Task -> Reproduce the data below in full and exclude every picture.

>>>

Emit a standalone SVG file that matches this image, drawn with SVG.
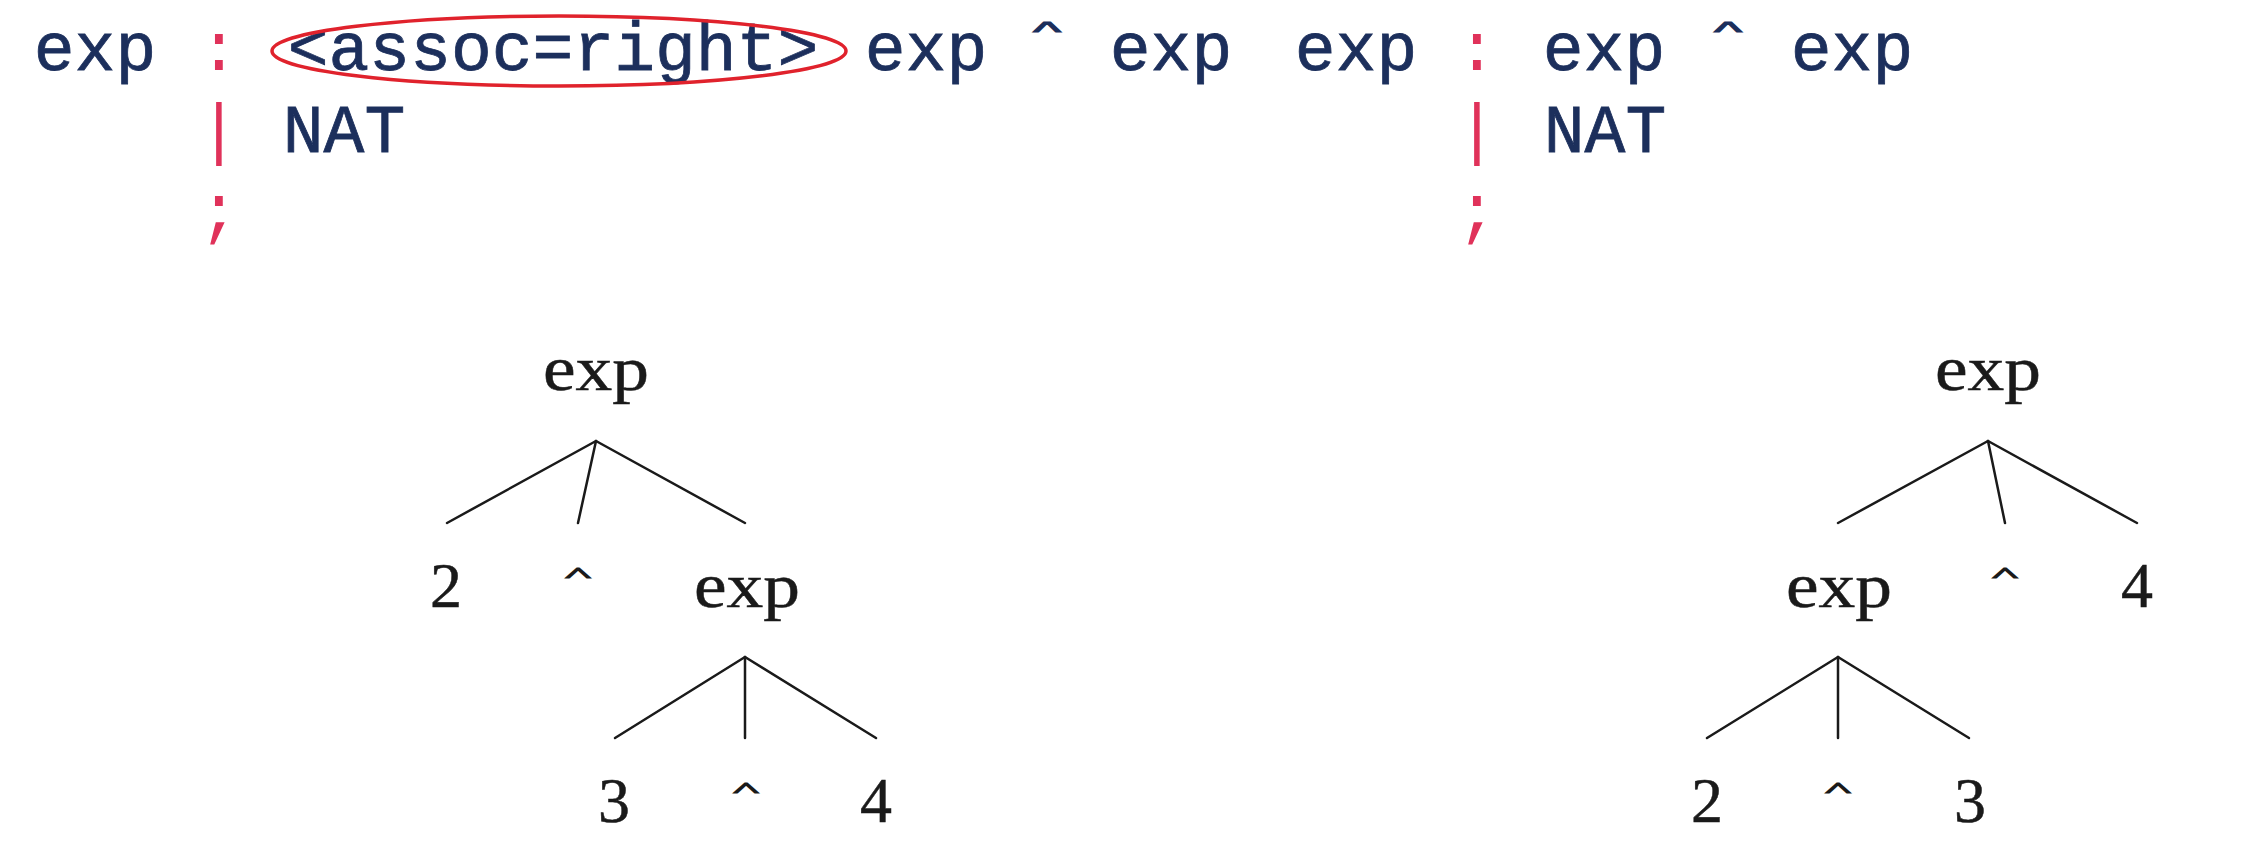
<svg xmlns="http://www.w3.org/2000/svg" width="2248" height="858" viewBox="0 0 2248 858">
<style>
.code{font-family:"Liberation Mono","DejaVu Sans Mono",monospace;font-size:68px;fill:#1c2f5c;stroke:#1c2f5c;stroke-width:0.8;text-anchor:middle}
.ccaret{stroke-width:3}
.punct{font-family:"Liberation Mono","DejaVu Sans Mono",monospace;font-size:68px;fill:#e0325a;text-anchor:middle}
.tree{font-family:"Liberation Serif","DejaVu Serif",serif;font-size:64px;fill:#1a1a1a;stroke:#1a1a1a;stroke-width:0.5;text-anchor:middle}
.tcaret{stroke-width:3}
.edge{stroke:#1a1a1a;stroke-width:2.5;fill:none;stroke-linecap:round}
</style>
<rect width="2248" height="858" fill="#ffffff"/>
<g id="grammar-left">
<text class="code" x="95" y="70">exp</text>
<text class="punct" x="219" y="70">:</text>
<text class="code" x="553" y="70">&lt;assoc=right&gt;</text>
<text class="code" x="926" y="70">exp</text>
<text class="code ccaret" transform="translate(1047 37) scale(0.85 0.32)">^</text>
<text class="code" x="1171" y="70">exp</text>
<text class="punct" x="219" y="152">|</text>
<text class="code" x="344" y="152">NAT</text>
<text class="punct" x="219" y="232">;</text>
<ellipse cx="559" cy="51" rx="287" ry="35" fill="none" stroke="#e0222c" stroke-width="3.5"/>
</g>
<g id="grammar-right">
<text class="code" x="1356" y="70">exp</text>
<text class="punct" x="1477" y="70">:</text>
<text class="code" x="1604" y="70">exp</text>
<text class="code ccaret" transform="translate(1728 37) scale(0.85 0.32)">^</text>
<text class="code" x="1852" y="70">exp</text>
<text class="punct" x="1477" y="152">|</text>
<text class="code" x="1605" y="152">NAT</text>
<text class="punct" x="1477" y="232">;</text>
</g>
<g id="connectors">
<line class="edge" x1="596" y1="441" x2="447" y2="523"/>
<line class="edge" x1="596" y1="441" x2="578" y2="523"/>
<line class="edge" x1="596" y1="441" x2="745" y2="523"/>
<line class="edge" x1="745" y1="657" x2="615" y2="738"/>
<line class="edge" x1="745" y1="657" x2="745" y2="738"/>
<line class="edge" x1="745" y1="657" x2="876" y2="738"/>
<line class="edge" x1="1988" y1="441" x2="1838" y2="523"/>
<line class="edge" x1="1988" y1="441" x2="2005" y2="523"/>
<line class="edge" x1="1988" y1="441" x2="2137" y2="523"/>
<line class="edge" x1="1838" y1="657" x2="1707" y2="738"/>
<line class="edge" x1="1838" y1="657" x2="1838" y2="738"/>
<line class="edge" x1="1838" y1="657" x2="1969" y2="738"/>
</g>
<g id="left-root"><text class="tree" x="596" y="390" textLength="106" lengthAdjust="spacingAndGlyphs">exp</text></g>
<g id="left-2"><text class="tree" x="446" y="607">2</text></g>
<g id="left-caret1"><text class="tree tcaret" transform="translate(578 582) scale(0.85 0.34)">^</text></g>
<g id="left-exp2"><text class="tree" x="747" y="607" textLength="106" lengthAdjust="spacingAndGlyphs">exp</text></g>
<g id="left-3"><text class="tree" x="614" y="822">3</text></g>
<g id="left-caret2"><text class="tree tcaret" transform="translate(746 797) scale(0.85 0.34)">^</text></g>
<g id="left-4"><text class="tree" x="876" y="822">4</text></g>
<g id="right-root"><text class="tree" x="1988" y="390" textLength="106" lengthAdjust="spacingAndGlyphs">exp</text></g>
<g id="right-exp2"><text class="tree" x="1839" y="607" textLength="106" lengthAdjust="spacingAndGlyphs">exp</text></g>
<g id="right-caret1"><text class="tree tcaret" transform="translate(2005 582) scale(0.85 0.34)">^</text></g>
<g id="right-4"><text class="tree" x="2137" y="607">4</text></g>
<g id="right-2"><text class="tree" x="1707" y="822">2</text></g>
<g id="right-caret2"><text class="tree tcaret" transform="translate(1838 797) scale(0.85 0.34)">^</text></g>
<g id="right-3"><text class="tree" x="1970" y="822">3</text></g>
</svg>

<<<

Finished answer ->
Emit a standalone SVG file that matches this image, drawn with SVG.
<svg xmlns="http://www.w3.org/2000/svg" width="2248" height="858" viewBox="0 0 2248 858">
<style>
.code{font-family:"Liberation Mono","DejaVu Sans Mono",monospace;font-size:68px;fill:#1c2f5c;stroke:#1c2f5c;stroke-width:0.8;text-anchor:middle}
.ccaret{stroke-width:3}
.punct{font-family:"Liberation Mono","DejaVu Sans Mono",monospace;font-size:68px;fill:#e0325a;text-anchor:middle}
.tree{font-family:"Liberation Serif","DejaVu Serif",serif;font-size:64px;fill:#1a1a1a;stroke:#1a1a1a;stroke-width:0.5;text-anchor:middle}
.tcaret{stroke-width:3}
.edge{stroke:#1a1a1a;stroke-width:2.5;fill:none;stroke-linecap:round}
</style>
<rect width="2248" height="858" fill="#ffffff"/>
<g id="grammar-left">
<text class="code" x="95" y="70">exp</text>
<text class="punct" x="219" y="70">:</text>
<text class="code" x="553" y="70">&lt;assoc=right&gt;</text>
<text class="code" x="926" y="70">exp</text>
<text class="code ccaret" transform="translate(1047 37) scale(0.85 0.32)">^</text>
<text class="code" x="1171" y="70">exp</text>
<text class="punct" x="219" y="152">|</text>
<text class="code" x="344" y="152">NAT</text>
<text class="punct" x="219" y="232">;</text>
<ellipse cx="559" cy="51" rx="287" ry="35" fill="none" stroke="#e0222c" stroke-width="3.5"/>
</g>
<g id="grammar-right">
<text class="code" x="1356" y="70">exp</text>
<text class="punct" x="1477" y="70">:</text>
<text class="code" x="1604" y="70">exp</text>
<text class="code ccaret" transform="translate(1728 37) scale(0.85 0.32)">^</text>
<text class="code" x="1852" y="70">exp</text>
<text class="punct" x="1477" y="152">|</text>
<text class="code" x="1605" y="152">NAT</text>
<text class="punct" x="1477" y="232">;</text>
</g>
<g id="connectors">
<line class="edge" x1="596" y1="441" x2="447" y2="523"/>
<line class="edge" x1="596" y1="441" x2="578" y2="523"/>
<line class="edge" x1="596" y1="441" x2="745" y2="523"/>
<line class="edge" x1="745" y1="657" x2="615" y2="738"/>
<line class="edge" x1="745" y1="657" x2="745" y2="738"/>
<line class="edge" x1="745" y1="657" x2="876" y2="738"/>
<line class="edge" x1="1988" y1="441" x2="1838" y2="523"/>
<line class="edge" x1="1988" y1="441" x2="2005" y2="523"/>
<line class="edge" x1="1988" y1="441" x2="2137" y2="523"/>
<line class="edge" x1="1838" y1="657" x2="1707" y2="738"/>
<line class="edge" x1="1838" y1="657" x2="1838" y2="738"/>
<line class="edge" x1="1838" y1="657" x2="1969" y2="738"/>
</g>
<g id="left-root"><text class="tree" x="596" y="390" textLength="106" lengthAdjust="spacingAndGlyphs">exp</text></g>
<g id="left-2"><text class="tree" x="446" y="607">2</text></g>
<g id="left-caret1"><text class="tree tcaret" transform="translate(578 582) scale(0.85 0.34)">^</text></g>
<g id="left-exp2"><text class="tree" x="747" y="607" textLength="106" lengthAdjust="spacingAndGlyphs">exp</text></g>
<g id="left-3"><text class="tree" x="614" y="822">3</text></g>
<g id="left-caret2"><text class="tree tcaret" transform="translate(746 797) scale(0.85 0.34)">^</text></g>
<g id="left-4"><text class="tree" x="876" y="822">4</text></g>
<g id="right-root"><text class="tree" x="1988" y="390" textLength="106" lengthAdjust="spacingAndGlyphs">exp</text></g>
<g id="right-exp2"><text class="tree" x="1839" y="607" textLength="106" lengthAdjust="spacingAndGlyphs">exp</text></g>
<g id="right-caret1"><text class="tree tcaret" transform="translate(2005 582) scale(0.85 0.34)">^</text></g>
<g id="right-4"><text class="tree" x="2137" y="607">4</text></g>
<g id="right-2"><text class="tree" x="1707" y="822">2</text></g>
<g id="right-caret2"><text class="tree tcaret" transform="translate(1838 797) scale(0.85 0.34)">^</text></g>
<g id="right-3"><text class="tree" x="1970" y="822">3</text></g>
</svg>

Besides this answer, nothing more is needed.